Training spaCy's statistical models

This workflow describes how to train new statistical models for spaCy's part-of-speech tagger, named entity recognizer and dependency parser. Once the model is trained, you can then save and load it.

Training the part-of-speech tagger

from spacy.vocab import Vocab
from spacy.tagger import Tagger
from spacy.tokens import Doc
from spacy.gold import GoldParse


vocab = Vocab(tag_map={'N': {'pos': 'NOUN'}, 'V': {'pos': 'VERB'}})
tagger = Tagger(vocab)

doc = Doc(vocab, words=['I', 'like', 'stuff'])
gold = GoldParse(doc, tags=['N', 'V', 'N'])
tagger.update(doc, gold)

tagger.model.end_training()

Full example

Training the named entity recognizer

from spacy.vocab import Vocab
from spacy.pipeline import EntityRecognizer
from spacy.tokens import Doc

vocab = Vocab()
entity = EntityRecognizer(vocab, entity_types=['PERSON', 'LOC'])

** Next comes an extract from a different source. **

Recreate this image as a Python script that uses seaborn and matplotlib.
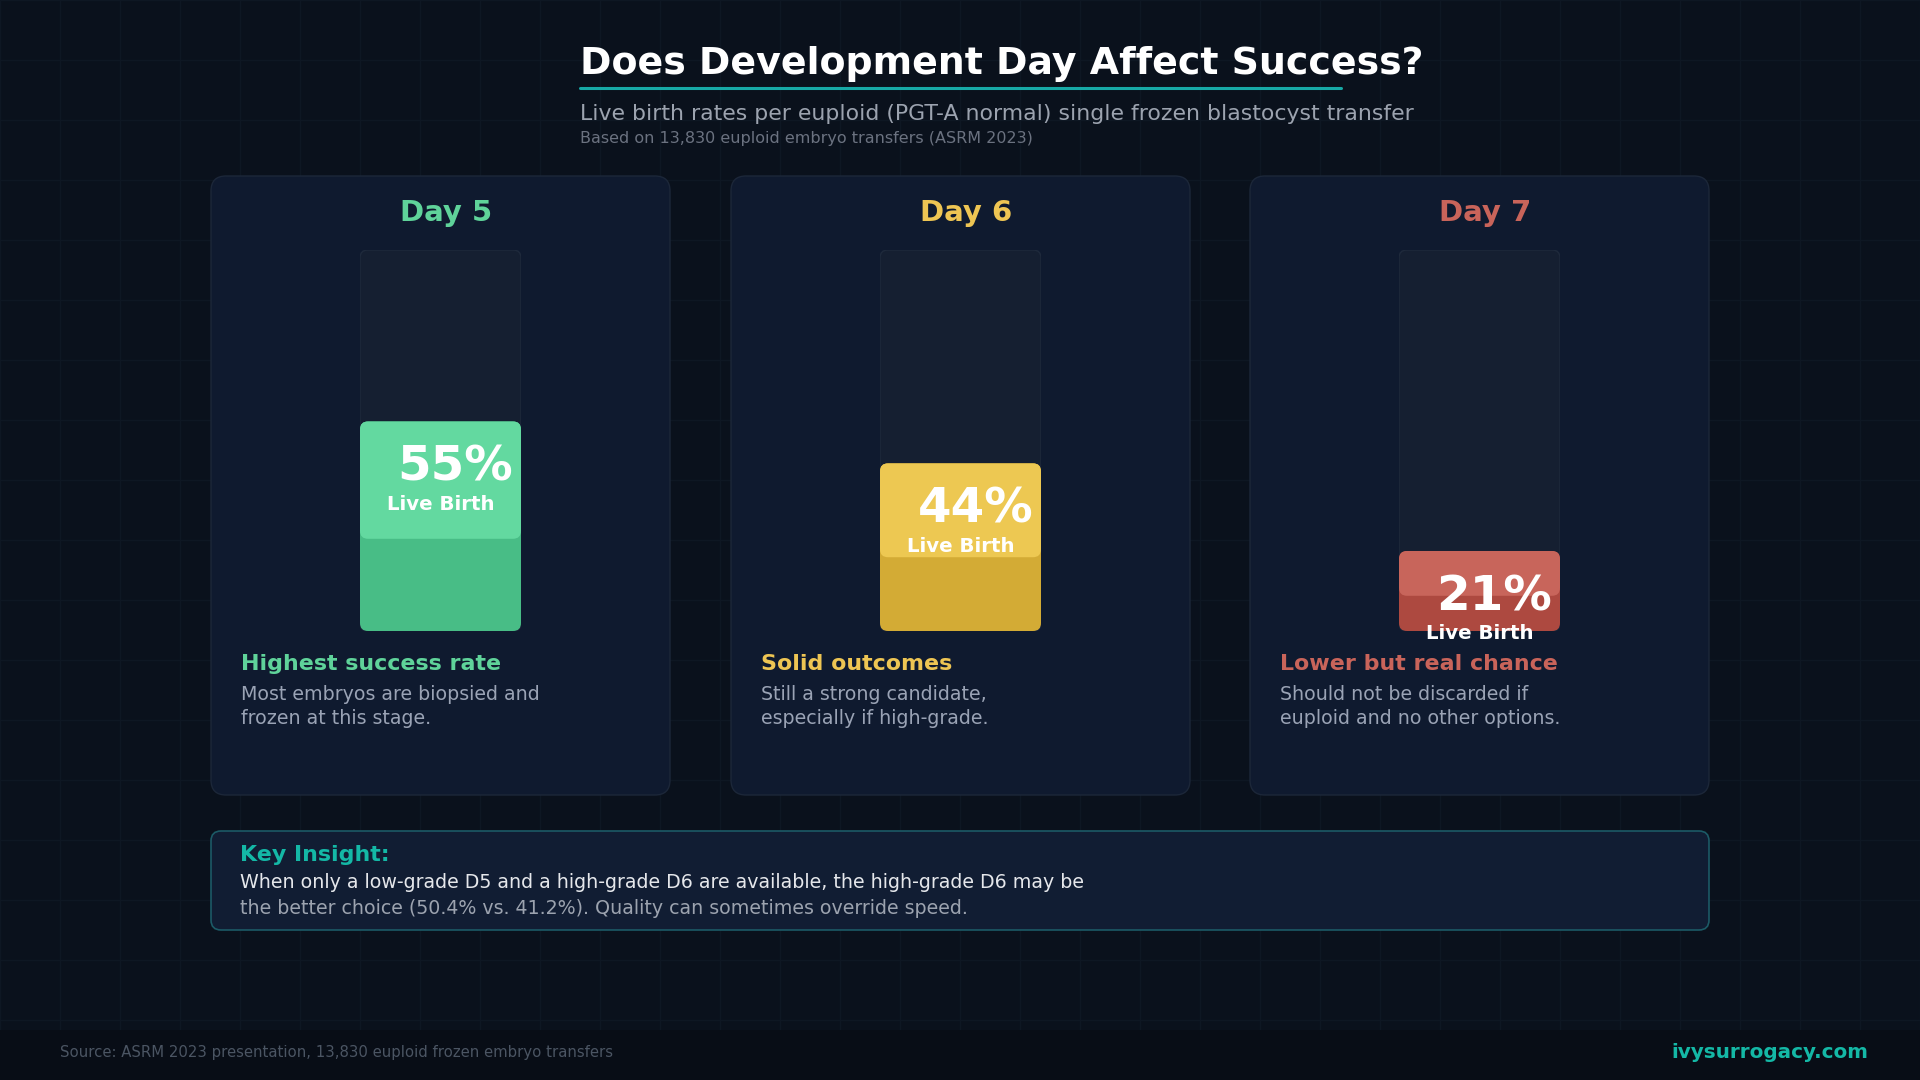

doc = Doc(vocab, words=['Who', 'is', 'Shaka', 'Khan', '?'])
entity.update(doc, ['O', 'O', 'B-PERSON', 'L-PERSON', 'O'])

entity.model.end_training()

Full example

Extending the named entity recognizer

All spaCy models support online learning, so you can update a pre-trained model with new examples. You can even add new classes to an existing model, to recognise a new entity type, part-of-speech, or syntactic relation. Updating an existing model is particularly useful as a "quick and dirty solution", if you have only a few corrections or annotations.

Full exampleUsage Workflow

Training the dependency parser

from spacy.vocab import Vocab
from spacy.pipeline import DependencyParser
from spacy.tokens import Doc

vocab = Vocab()
parser = DependencyParser(vocab, labels=['nsubj', 'compound', 'dobj', 'punct'])

doc = Doc(vocab, words=['Who', 'is', 'Shaka', 'Khan', '?'])
parser.update(doc, [(1, 'nsubj'), (1, 'ROOT'), (3, 'compound'), (1, 'dobj'),
                    (1, 'punct')])

parser.model.end_training()

Full example

Customizing the feature extraction

spaCy currently uses linear models for the tagger, parser and entity recognizer, with weights learned using the Averaged Perceptron algorithm.

Because it's a linear model, it's important for accuracy to build conjunction features out of the atomic predictors. Let's say you have two atomic predictors asking, "What is the part-of-speech of the previous token?", and "What is the part-of-speech of the previous previous token?". These predictors will introduce a number of features, e.g. Prev-pos=NN, Prev-pos=VBZ, etc. A conjunction template introduces features such as Prev-pos=NN&Prev-pos=VBZ.

The feature extraction proceeds in two passes. In the first pass, we fill an array with the values of all of the atomic predictors. In the second pass, we iterate over the feature templates, and fill a small temporary array with the predictors that will be combined into a conjunction feature. Finally, we hash this array into a 64-bit integer, using the MurmurHash algorithm. You can see this at work in the thinc.linear.features module.

It's very easy to change the feature templates, to create novel combinations of the existing atomic predictors. There's currently no API available to add new atomic predictors, though. You'll have to create a subclass of the model, and write your own set_featuresC method.

The feature templates are passed in using the features keyword argument to the constructors of the Tagger , DependencyParser and EntityRecognizer :

from spacy.vocab import Vocab
from spacy.pipeline import Tagger
from spacy.tagger import P2_orth, P1_orth
from spacy.tagger import P2_cluster, P1_cluster, W_orth, N1_orth, N2_orth

vocab = Vocab(tag_map={'N': {'pos': 'NOUN'}, 'V': {'pos': 'VERB'}})
tagger = Tagger(vocab, features=[(P2_orth, P2_cluster), (P1_orth, P1_cluster),
                                 (P2_orth,), (P1_orth,), (W_orth,),
                                 (N1_orth,), (N2_orth,)])

Custom feature templates can be passed to the DependencyParser and EntityRecognizer as well, also using the features keyword argument of the constructor.